# What you should do
Extract exactly the lines from the top of the records through the line containing "const ctx = document.getElementById('myChart').getContext('2d');", and keep pictures out of the copy.

Items from a dataset:

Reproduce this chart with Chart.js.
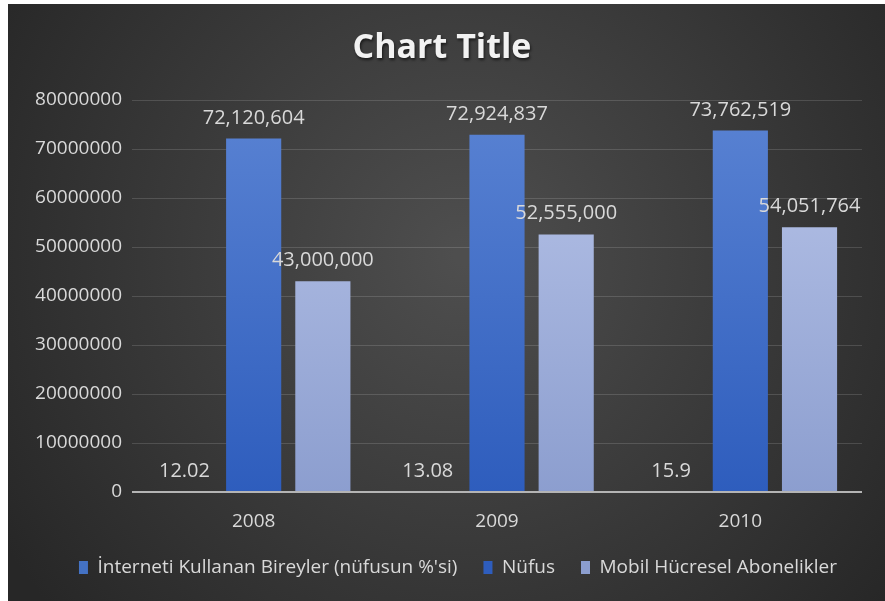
<!DOCTYPE html>
<html>
<head>
<meta charset="utf-8">
<script src="https://cdn.jsdelivr.net/npm/chart.js@4.4.1/dist/chart.umd.min.js"></script>
<style>
  html, body { margin: 0; padding: 0; background: #262626; overflow: hidden; }
  #wrap { position: absolute; left: 8px; top: 4px; width: 877px; height: 597px; }
  .edge { position: absolute; background: #ffffff; }
</style>
</head>
<body>
<div class="edge" style="left:0;top:0;width:8px;height:100%;"></div>
<div class="edge" style="left:0;top:0;width:100%;height:4px;"></div>
<div id="wrap"><canvas id="myChart"></canvas></div>
<script>
// data
const years = ['2008', '2009', '2010'];
const internetUsers = [12.02, 13.08, 15.9];
const population = [72120604, 72924837, 73762519];
const mobileSubs = [43000000, 52555000, 54051764];
const seriesNames = ['İnterneti Kullanan Bireyler (nüfusun %\'si)', 'Nüfus', 'Mobil Hücresel Abonelikler'];
const chartTitle = 'Chart Title';

const ctx = document.getElementById('myChart').getContext('2d');

function vertGradient(chart, top, bottom) {
    const area = chart.chartArea;
    if (!area) return top;
    const g = chart.ctx.createLinearGradient(0, area.top, 0, area.bottom);
    g.addColorStop(0, top);
    g.addColorStop(1, bottom);
    return g;
}

// background + title
const bgPlugin = {
    id: 'bg',
    afterLayout(chart) {
        // legend sits a bit right of centre in the original
        chart.legend.left += 15;
        chart.legend.right += 15;
    },
    beforeDraw(chart) {
        const c = chart.ctx;
        const w = chart.width, h = chart.height;
        c.save();
        const g = c.createRadialGradient(w * 0.52, h * 0.42, 10, w * 0.52, h * 0.42, w * 0.62);
        g.addColorStop(0, '#4e4e4e');
        g.addColorStop(1, '#272727');
        c.fillStyle = g;
        c.fillRect(0, 0, w, h);

        c.font = 'bold 34px "Open Sans"';
        c.fillStyle = '#f2f2f2';
        c.textAlign = 'center';
        c.textBaseline = 'middle';
        c.shadowColor = 'rgba(0,0,0,0.6)';
        c.shadowBlur = 3;
        c.shadowOffsetX = 1;
        c.shadowOffsetY = 2;
        c.fillText(chartTitle, 434, 44);
        c.restore();
    }
};

// zero axis line + value labels above bars
const labelPlugin = {
    id: 'valueLabels',
    afterDatasetsDraw(chart) {
        const c = chart.ctx;
        const area = chart.chartArea;
        const y0 = chart.scales.y.getPixelForValue(0);
        c.save();
        c.strokeStyle = '#b4b4b4';
        c.lineWidth = 2;
        c.beginPath();
        c.moveTo(area.left, y0);
        c.lineTo(area.right, y0);
        c.stroke();

        c.font = '20px "Open Sans"';
        c.fillStyle = '#d9d9d9';
        c.textAlign = 'center';
        c.textBaseline = 'alphabetic';
        chart.data.datasets.forEach((ds, i) => {
            chart.getDatasetMeta(i).data.forEach((bar, j) => {
                const v = ds.data[j];
                const txt = v > 1000 ? v.toLocaleString('en-US') : String(v);
                c.fillText(txt, bar.x, bar.y - 15);
            });
        });
        c.restore();
    }
};

const config = {
    type: 'bar',
    data: {
        labels: years,
        datasets: [
            {
                label: seriesNames[0],
                data: internetUsers,
                backgroundColor: '#4472c4'
            },
            {
                label: seriesNames[1],
                data: population,
                backgroundColor: (c) => vertGradient(c.chart, '#5a83d3', '#2e5dbd')
            },
            {
                label: seriesNames[2],
                data: mobileSubs,
                backgroundColor: (c) => vertGradient(c.chart, '#b9c5e9', '#8c9ecf')
            }
        ]
    },
    options: {
        responsive: true,
        maintainAspectRatio: false,
        animation: false,
        layout: { padding: { left: 16, right: 23, top: 96, bottom: 14 } },
        datasets: {
            bar: { categoryPercentage: 0.853, barPercentage: 0.797 }
        },
        scales: {
            x: {
                grid: { display: false },
                border: { display: false },
                ticks: {
                    color: '#d9d9d9',
                    font: { size: 19, family: '"Open Sans"' },
                    padding: 10
                },
                afterFit(scale) { scale.height = 40; }
            },
            y: {
                min: 0,
                max: 80000000,
                ticks: {
                    stepSize: 10000000,
                    color: '#d9d9d9',
                    font: { size: 19, family: '"Open Sans"' },
                    padding: 10,
                    callback: (v) => String(v)
                },
                grid: {
                    color: 'rgba(255,255,255,0.14)',
                    drawTicks: false
                },
                border: { display: false },
                afterFit(scale) { scale.width = 108; }
            }
        },
        plugins: {
            title: { display: false },
            legend: {
                position: 'bottom',
                labels: {
                    color: '#d9d9d9',
                    font: { size: 19, family: '"Open Sans"' },
                    boxWidth: 9,
                    boxHeight: 13,
                    padding: 26
                }
            },
            tooltip: { enabled: false }
        }
    },
    plugins: [bgPlugin, labelPlugin]
};

const myChart = new Chart(ctx, config);
</script>
</body>
</html>
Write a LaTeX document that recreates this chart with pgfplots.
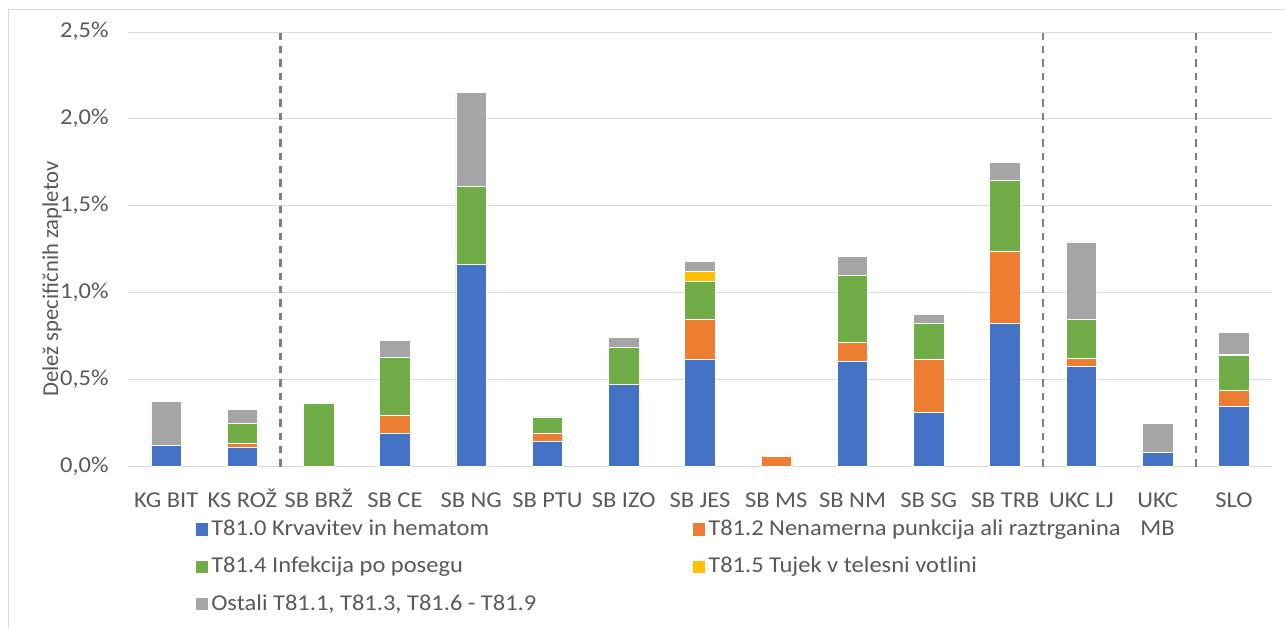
\documentclass[border=0pt]{standalone}
\usepackage{pgfplots}
\pgfplotsset{compat=1.18}
\usepackage{pgfplotstable}
\usepackage{fontspec}
\setmainfont{Carlito}[FakeStretch=1.08]
\newfontfamily\plainfont{Carlito}
\definecolor{cBlue}{HTML}{4472C4}
\definecolor{cOrange}{HTML}{ED7D31}
\definecolor{cGreen}{HTML}{70AD47}
\definecolor{cYellow}{HTML}{FFC000}
\definecolor{cGray}{HTML}{A5A5A5}
\definecolor{txt}{HTML}{595959}
\definecolor{gridc}{HTML}{D9D9D9}
\definecolor{sepc}{HTML}{7F7F7F}

\pgfplotstableread{
x blue orange green yellow gray
0 0.123 0 0 0 0.251
1 0.109 0.027 0.111 0 0.081
2 0 0 0.365 0 0
3 0.192 0.100 0.335 0 0.098
4 1.163 0 0.447 0 0.541
5 0.143 0.048 0.094 0 0
6 0.473 0 0.213 0 0.055
7 0.617 0.228 0.222 0.056 0.058
8 0 0.059 0 0 0
9 0.605 0.111 0.382 0 0.113
10 0.310 0.309 0.205 0 0.053
11 0.824 0.412 0.412 0 0.104
12 0.578 0.046 0.221 0 0.447
13 0.079 0 0 0 0.167
14 0.344 0.096 0.198 0.009 0.125
}\data

\begin{document}
\begin{tikzpicture}
\begin{axis}[
  at={(0,0)}, anchor=south west,
  scale only axis, width=858pt, height=325.9pt,
  xmin=-0.5, xmax=14.5, ymin=0, ymax=2.5,
  ybar stacked, bar width=0.4,
  axis line style={draw=none},
  major tick length=0pt,
  ytick={0,0.5,1,1.5,2,2.5},
  yticklabels={{0,0\%},{0,5\%},{1,0\%},{1,5\%},{2,0\%},{2,5\%}},
  ymajorgrids, major grid style={gridc, line width=0.75pt},
  xtick={0,...,14},
  xticklabels={KG BIT, KS ROŽ, SB BRŽ, SB CE, SB NG, SB PTU, SB IZO, SB JES, SB MS, SB NM, SB SG, SB TRB, UKC LJ, {UKC\\MB}, SLO},
  typeset ticklabels with strut,
  tick label style={font=\fontsize{17}{21}\selectfont, text=txt},
  xticklabel style={align=center, anchor=north, yshift=-12.2pt},
  yticklabel style={anchor=east, xshift=-11pt},
  extra x ticks={1.5,11.5,13.5},
  extra x tick labels={,,},
  extra x tick style={xmajorgrids=true, major grid style={sepc, line width=1.6pt, dash pattern=on 5.5pt off 4.5pt}},
  ylabel={Delež specifičnih zapletov},
  ylabel style={at={(axis description cs:-0.0664,0.4315)}, anchor=center, font=\plainfont\fontsize{17}{21}\selectfont, text=txt},
  legend columns=2,
  legend cell align=left,
  legend image code/.code={\fill[#1] (0pt,-5pt) rectangle (10pt,5pt);},
  legend style={at={(axis description cs:0.058,-0.109)}, anchor=north west, draw=none, fill=none,
    font=\fontsize{17}{21}\selectfont, text=txt, inner sep=0pt, row sep=5pt,
    nodes={inner sep=2pt, text height=14pt, text depth=5pt},
    /tikz/every even column/.append style={column sep=114.5pt}},
]
\addplot[fill=cBlue, draw=white, line width=0.5pt] table[x=x,y=blue]{\data};
\addlegendentry{T81.0 Krvavitev in hematom}
\addplot[fill=cOrange, draw=white, line width=0.5pt] table[x=x,y=orange]{\data};
\addlegendentry{T81.2 Nenamerna punkcija ali raztrganina}
\addplot[fill=cGreen, draw=white, line width=0.5pt] table[x=x,y=green]{\data};
\addlegendentry{T81.4 Infekcija po posegu}
\addplot[fill=cYellow, draw=white, line width=0.5pt] table[x=x,y=yellow]{\data};
\addlegendentry{T81.5 Tujek v telesni votlini}
\addplot[fill=cGray, draw=white, line width=0.5pt] table[x=x,y=gray]{\data};
\addlegendentry{Ostali T81.1, T81.3, T81.6 - T81.9}
\end{axis}
\draw[gridc, line width=0.75pt] (-89.25pt,-130pt) -- (-89.25pt,342.4pt) -- (880pt,342.4pt);
\pgfresetboundingbox
\useasboundingbox (-96pt,-121.1pt) rectangle (867.75pt,349.9pt);
\end{tikzpicture}
\end{document}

# Written reply
Reproduce this chart with Chart.js.
<!DOCTYPE html>
<html>
<head>
<meta charset="utf-8">
<script src="https://cdn.jsdelivr.net/npm/chart.js@4.4.1/dist/chart.umd.min.js"></script>
<style>
  html, body { margin: 0; padding: 0; background: #262626; overflow: hidden; }
  #wrap { position: absolute; left: 8px; top: 4px; width: 877px; height: 597px; }
  .edge { position: absolute; background: #ffffff; }
</style>
</head>
<body>
<div class="edge" style="left:0;top:0;width:8px;height:100%;"></div>
<div class="edge" style="left:0;top:0;width:100%;height:4px;"></div>
<div id="wrap"><canvas id="myChart"></canvas></div>
<script>
// data
const years = ['2008', '2009', '2010'];
const internetUsers = [12.02, 13.08, 15.9];
const population = [72120604, 72924837, 73762519];
const mobileSubs = [43000000, 52555000, 54051764];
const seriesNames = ['İnterneti Kullanan Bireyler (nüfusun %\'si)', 'Nüfus', 'Mobil Hücresel Abonelikler'];
const chartTitle = 'Chart Title';

const ctx = document.getElementById('myChart').getContext('2d');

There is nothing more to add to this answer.